Source excerpt:
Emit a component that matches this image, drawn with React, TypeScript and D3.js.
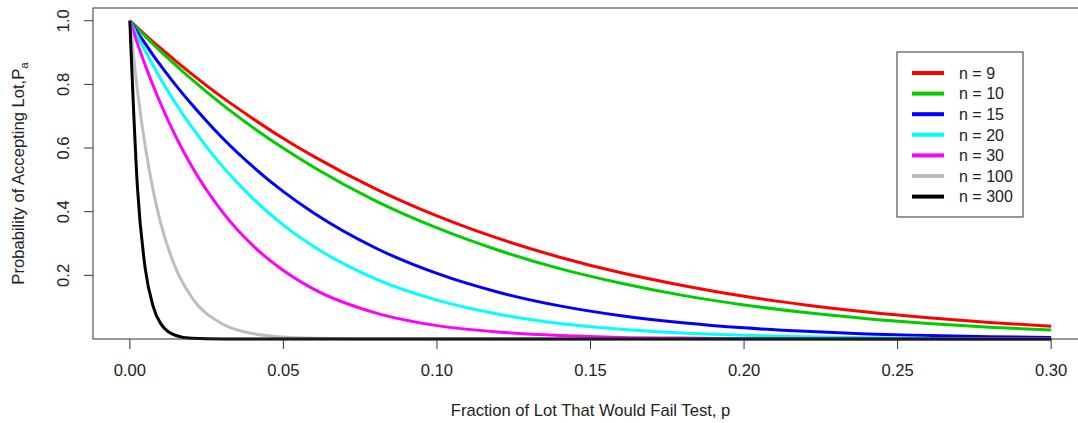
import { useEffect, useRef } from "react";
import * as d3 from "d3";

const WIDTH = 1078;
const HEIGHT = 423;
const MARGIN = { top: 8, right: -10, bottom: 84, left: 93 };

// fraction failing, p
const pValues = [0, 0.0025, 0.005, 0.0075, 0.01, 0.015, 0.02, 0.03, 0.04, 0.05, 0.06, 0.08, 0.1, 0.12, 0.14, 0.16, 0.18, 0.2, 0.22, 0.24, 0.26, 0.28, 0.3];

// probability of accepting lot
const pa9 = [1, 0.978, 0.956, 0.934, 0.914, 0.873, 0.834, 0.76, 0.693, 0.63, 0.573, 0.472, 0.387, 0.316, 0.257, 0.208, 0.168, 0.134, 0.107, 0.085, 0.067, 0.052, 0.04];
const pa10 = [1, 0.975, 0.951, 0.927, 0.904, 0.86, 0.817, 0.737, 0.665, 0.599, 0.539, 0.434, 0.349, 0.279, 0.221, 0.175, 0.137, 0.107, 0.083, 0.064, 0.049, 0.037, 0.028];
const pa15 = [1, 0.963, 0.928, 0.893, 0.86, 0.797, 0.739, 0.633, 0.542, 0.463, 0.395, 0.286, 0.206, 0.147, 0.104, 0.073, 0.051, 0.035, 0.024, 0.016, 0.011, 0.007, 0.005];
const pa20 = [1, 0.951, 0.905, 0.86, 0.818, 0.739, 0.668, 0.544, 0.442, 0.358, 0.29, 0.189, 0.122, 0.078, 0.049, 0.031, 0.019, 0.012, 0.007, 0.004, 0.002, 0.001, 0.001];
const pa30 = [1, 0.928, 0.86, 0.798, 0.74, 0.635, 0.545, 0.401, 0.294, 0.215, 0.156, 0.082, 0.042, 0.022, 0.011, 0.005, 0.003, 0.001, 0.001, 0, 0, 0, 0];
const pa100 = [1, 0.779, 0.606, 0.471, 0.366, 0.221, 0.133, 0.048, 0.017, 0.006, 0.002, 0, 0, 0, 0, 0, 0, 0, 0, 0, 0, 0, 0];
const pa300 = [1, 0.472, 0.222, 0.105, 0.049, 0.011, 0.002, 0, 0, 0, 0, 0, 0, 0, 0, 0, 0, 0, 0, 0, 0, 0, 0];

const seriesNames = ["n = 9", "n = 10", "n = 15", "n = 20", "n = 30", "n = 100", "n = 300"];
const seriesValues = [pa9, pa10, pa15, pa20, pa30, pa100, pa300];
const seriesColors = ["#ff0000", "#00cd00", "#0000ff", "#00ffff", "#ff00ff", "#bebebe", "#000000"];

const xTicks = [0, 0.05, 0.1, 0.15, 0.2, 0.25, 0.3];
const yTicks = [0.2, 0.4, 0.6, 0.8, 1.0];

const FONT = "Liberation Sans, Arial, sans-serif";

const App = () => {
  const axesRef = useRef<SVGGElement | null>(null);
  const boundsWidth = WIDTH - MARGIN.left - MARGIN.right;
  const boundsHeight = HEIGHT - MARGIN.top - MARGIN.bottom;

  const xScale = d3.scaleLinear().domain([-0.012, 0.312]).range([0, boundsWidth]);
  const yScale = d3.scaleLinear().domain([0, 1.04]).range([boundsHeight, 0]);

  useEffect(() => {
    document.body.style.margin = "0";
    const g = d3.select(axesRef.current);
    g.selectAll("*").remove();

    // x axis ticks + labels
    const xg = g.append("g").attr("transform", `translate(0,${boundsHeight})`);
    xg.selectAll("line")
      .data(xTicks)
      .enter()
      .append("line")
      .attr("x1", (d) => xScale(d))
      .attr("x2", (d) => xScale(d))
      .attr("y1", 0)
      .attr("y2", 10)
      .style("stroke", "#333")
      .style("stroke-width", 1);
    xg.selectAll("text")
      .data(xTicks)
      .enter()
      .append("text")
      .attr("x", (d) => xScale(d))
      .attr("y", 37)
      .attr("text-anchor", "middle")
      .style("font-family", FONT)
      .style("font-size", "16.6px")
      .style("fill", "#222")
      .text((d) => d3.format(".2f")(d));

    // y axis ticks + labels (rotated like base R)
    const yg = g.append("g");
    yg.selectAll("line")
      .data(yTicks)
      .enter()
      .append("line")
      .attr("x1", -9)
      .attr("x2", 0)
      .attr("y1", (d) => yScale(d))
      .attr("y2", (d) => yScale(d))
      .style("stroke", "#333")
      .style("stroke-width", 1);
    yg.selectAll("text")
      .data(yTicks)
      .enter()
      .append("text")
      .attr("transform", (d) => `translate(-30,${yScale(d)}) rotate(-90)`)
      .attr("dy", "0.36em")
      .attr("text-anchor", "middle")
      .style("font-family", FONT)
      .style("font-size", "16.6px")
      .style("fill", "#222")
      .text((d) => d3.format(".1f")(d));
  }, [boundsHeight]);

  const lineBuilder = d3
    .line<number>()
    .x((_, i) => xScale(pValues[i]))
    .y((d) => yScale(d))
    .curve(d3.curveMonotoneX);

  return (
    <svg width={WIDTH} height={HEIGHT} style={{ display: "block", background: "#fff" }}>
      <g transform={`translate(${MARGIN.left},${MARGIN.top})`}>
        {seriesValues.map((vals, i) => (
          <path
            key={seriesNames[i]}
            d={lineBuilder(vals) || ""}
            fill="none"
            stroke={seriesColors[i]}
            strokeWidth={3}
            strokeLinejoin="round"
          />
        ))}
        <rect
          x={0}
          y={0}
          width={boundsWidth}
          height={boundsHeight}
          fill="none"
          stroke="#333"
          strokeWidth={1}
        />
        <g ref={axesRef} />
      </g>

      {/* axis titles */}
      <text
        x={MARGIN.left + xScale(0.15)}
        y={416}
        textAnchor="middle"
        fontFamily={FONT}
        fontSize={16.6}
        fill="#222"
      >
        Fraction of Lot That Would Fail Test, p
      </text>
      <text
        transform={`translate(24,${MARGIN.top + boundsHeight / 2}) rotate(-90)`}
        textAnchor="middle"
        fontFamily={FONT}
        fontSize={16.6}
        fill="#222"
      >
        Probability of Accepting Lot,P
        <tspan fontSize={11.5} dy={4}>a</tspan>
      </text>

      {/* legend */}
      <g transform="translate(897,52)">
        <rect x={0} y={0} width={126} height={165} fill="#fff" stroke="#333" strokeWidth={1} />
        {seriesNames.map((name, i) => (
          <g key={name} transform={`translate(0,${21 + i * 20.6})`}>
            <line x1={15} x2={47} y1={0} y2={0} stroke={seriesColors[i]} strokeWidth={4} />
            <text x={62} y={0} dy="0.36em" fontFamily={FONT} fontSize={16} fill="#222">
              {name}
            </text>
          </g>
        ))}
      </g>
    </svg>
  );
};

export default App;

Direction:
Give back every line exactly as it stands, pictures excluded.

Output for this exercise:
Emit a component that matches this image, drawn with React, TypeScript and D3.js.
import { useEffect, useRef } from "react";
import * as d3 from "d3";

const WIDTH = 1078;
const HEIGHT = 423;
const MARGIN = { top: 8, right: -10, bottom: 84, left: 93 };

// fraction failing, p
const pValues = [0, 0.0025, 0.005, 0.0075, 0.01, 0.015, 0.02, 0.03, 0.04, 0.05, 0.06, 0.08, 0.1, 0.12, 0.14, 0.16, 0.18, 0.2, 0.22, 0.24, 0.26, 0.28, 0.3];

// probability of accepting lot
const pa9 = [1, 0.978, 0.956, 0.934, 0.914, 0.873, 0.834, 0.76, 0.693, 0.63, 0.573, 0.472, 0.387, 0.316, 0.257, 0.208, 0.168, 0.134, 0.107, 0.085, 0.067, 0.052, 0.04];
const pa10 = [1, 0.975, 0.951, 0.927, 0.904, 0.86, 0.817, 0.737, 0.665, 0.599, 0.539, 0.434, 0.349, 0.279, 0.221, 0.175, 0.137, 0.107, 0.083, 0.064, 0.049, 0.037, 0.028];
const pa15 = [1, 0.963, 0.928, 0.893, 0.86, 0.797, 0.739, 0.633, 0.542, 0.463, 0.395, 0.286, 0.206, 0.147, 0.104, 0.073, 0.051, 0.035, 0.024, 0.016, 0.011, 0.007, 0.005];
const pa20 = [1, 0.951, 0.905, 0.86, 0.818, 0.739, 0.668, 0.544, 0.442, 0.358, 0.29, 0.189, 0.122, 0.078, 0.049, 0.031, 0.019, 0.012, 0.007, 0.004, 0.002, 0.001, 0.001];
const pa30 = [1, 0.928, 0.86, 0.798, 0.74, 0.635, 0.545, 0.401, 0.294, 0.215, 0.156, 0.082, 0.042, 0.022, 0.011, 0.005, 0.003, 0.001, 0.001, 0, 0, 0, 0];
const pa100 = [1, 0.779, 0.606, 0.471, 0.366, 0.221, 0.133, 0.048, 0.017, 0.006, 0.002, 0, 0, 0, 0, 0, 0, 0, 0, 0, 0, 0, 0];
const pa300 = [1, 0.472, 0.222, 0.105, 0.049, 0.011, 0.002, 0, 0, 0, 0, 0, 0, 0, 0, 0, 0, 0, 0, 0, 0, 0, 0];

const seriesNames = ["n = 9", "n = 10", "n = 15", "n = 20", "n = 30", "n = 100", "n = 300"];
const seriesValues = [pa9, pa10, pa15, pa20, pa30, pa100, pa300];
const seriesColors = ["#ff0000", "#00cd00", "#0000ff", "#00ffff", "#ff00ff", "#bebebe", "#000000"];

const xTicks = [0, 0.05, 0.1, 0.15, 0.2, 0.25, 0.3];
const yTicks = [0.2, 0.4, 0.6, 0.8, 1.0];

const FONT = "Liberation Sans, Arial, sans-serif";

const App = () => {
  const axesRef = useRef<SVGGElement | null>(null);
  const boundsWidth = WIDTH - MARGIN.left - MARGIN.right;
  const boundsHeight = HEIGHT - MARGIN.top - MARGIN.bottom;

  const xScale = d3.scaleLinear().domain([-0.012, 0.312]).range([0, boundsWidth]);
  const yScale = d3.scaleLinear().domain([0, 1.04]).range([boundsHeight, 0]);

  useEffect(() => {
    document.body.style.margin = "0";
    const g = d3.select(axesRef.current);
    g.selectAll("*").remove();

    // x axis ticks + labels
    const xg = g.append("g").attr("transform", `translate(0,${boundsHeight})`);
    xg.selectAll("line")
      .data(xTicks)
      .enter()
      .append("line")
      .attr("x1", (d) => xScale(d))
      .attr("x2", (d) => xScale(d))
      .attr("y1", 0)
      .attr("y2", 10)
      .style("stroke", "#333")
      .style("stroke-width", 1);
    xg.selectAll("text")
      .data(xTicks)
      .enter()
      .append("text")
      .attr("x", (d) => xScale(d))
      .attr("y", 37)
      .attr("text-anchor", "middle")
      .style("font-family", FONT)
      .style("font-size", "16.6px")
      .style("fill", "#222")
      .text((d) => d3.format(".2f")(d));

    // y axis ticks + labels (rotated like base R)
    const yg = g.append("g");
    yg.selectAll("line")
      .data(yTicks)
      .enter()
      .append("line")
      .attr("x1", -9)
      .attr("x2", 0)
      .attr("y1", (d) => yScale(d))
      .attr("y2", (d) => yScale(d))
      .style("stroke", "#333")
      .style("stroke-width", 1);
    yg.selectAll("text")
      .data(yTicks)
      .enter()
      .append("text")
      .attr("transform", (d) => `translate(-30,${yScale(d)}) rotate(-90)`)
      .attr("dy", "0.36em")
      .attr("text-anchor", "middle")
      .style("font-family", FONT)
      .style("font-size", "16.6px")
      .style("fill", "#222")
      .text((d) => d3.format(".1f")(d));
  }, [boundsHeight]);

  const lineBuilder = d3
    .line<number>()
    .x((_, i) => xScale(pValues[i]))
    .y((d) => yScale(d))
    .curve(d3.curveMonotoneX);

  return (
    <svg width={WIDTH} height={HEIGHT} style={{ display: "block", background: "#fff" }}>
      <g transform={`translate(${MARGIN.left},${MARGIN.top})`}>
        {seriesValues.map((vals, i) => (
          <path
            key={seriesNames[i]}
            d={lineBuilder(vals) || ""}
            fill="none"
            stroke={seriesColors[i]}
            strokeWidth={3}
            strokeLinejoin="round"
          />
        ))}
        <rect
          x={0}
          y={0}
          width={boundsWidth}
          height={boundsHeight}
          fill="none"
          stroke="#333"
          strokeWidth={1}
        />
        <g ref={axesRef} />
      </g>

      {/* axis titles */}
      <text
        x={MARGIN.left + xScale(0.15)}
        y={416}
        textAnchor="middle"
        fontFamily={FONT}
        fontSize={16.6}
        fill="#222"
      >
        Fraction of Lot That Would Fail Test, p
      </text>
      <text
        transform={`translate(24,${MARGIN.top + boundsHeight / 2}) rotate(-90)`}
        textAnchor="middle"
        fontFamily={FONT}
        fontSize={16.6}
        fill="#222"
      >
        Probability of Accepting Lot,P
        <tspan fontSize={11.5} dy={4}>a</tspan>
      </text>

      {/* legend */}
      <g transform="translate(897,52)">
        <rect x={0} y={0} width={126} height={165} fill="#fff" stroke="#333" strokeWidth={1} />
        {seriesNames.map((name, i) => (
          <g key={name} transform={`translate(0,${21 + i * 20.6})`}>
            <line x1={15} x2={47} y1={0} y2={0} stroke={seriesColors[i]} strokeWidth={4} />
            <text x={62} y={0} dy="0.36em" fontFamily={FONT} fontSize={16} fill="#222">
              {name}
            </text>
          </g>
        ))}
      </g>
    </svg>
  );
};

export default App;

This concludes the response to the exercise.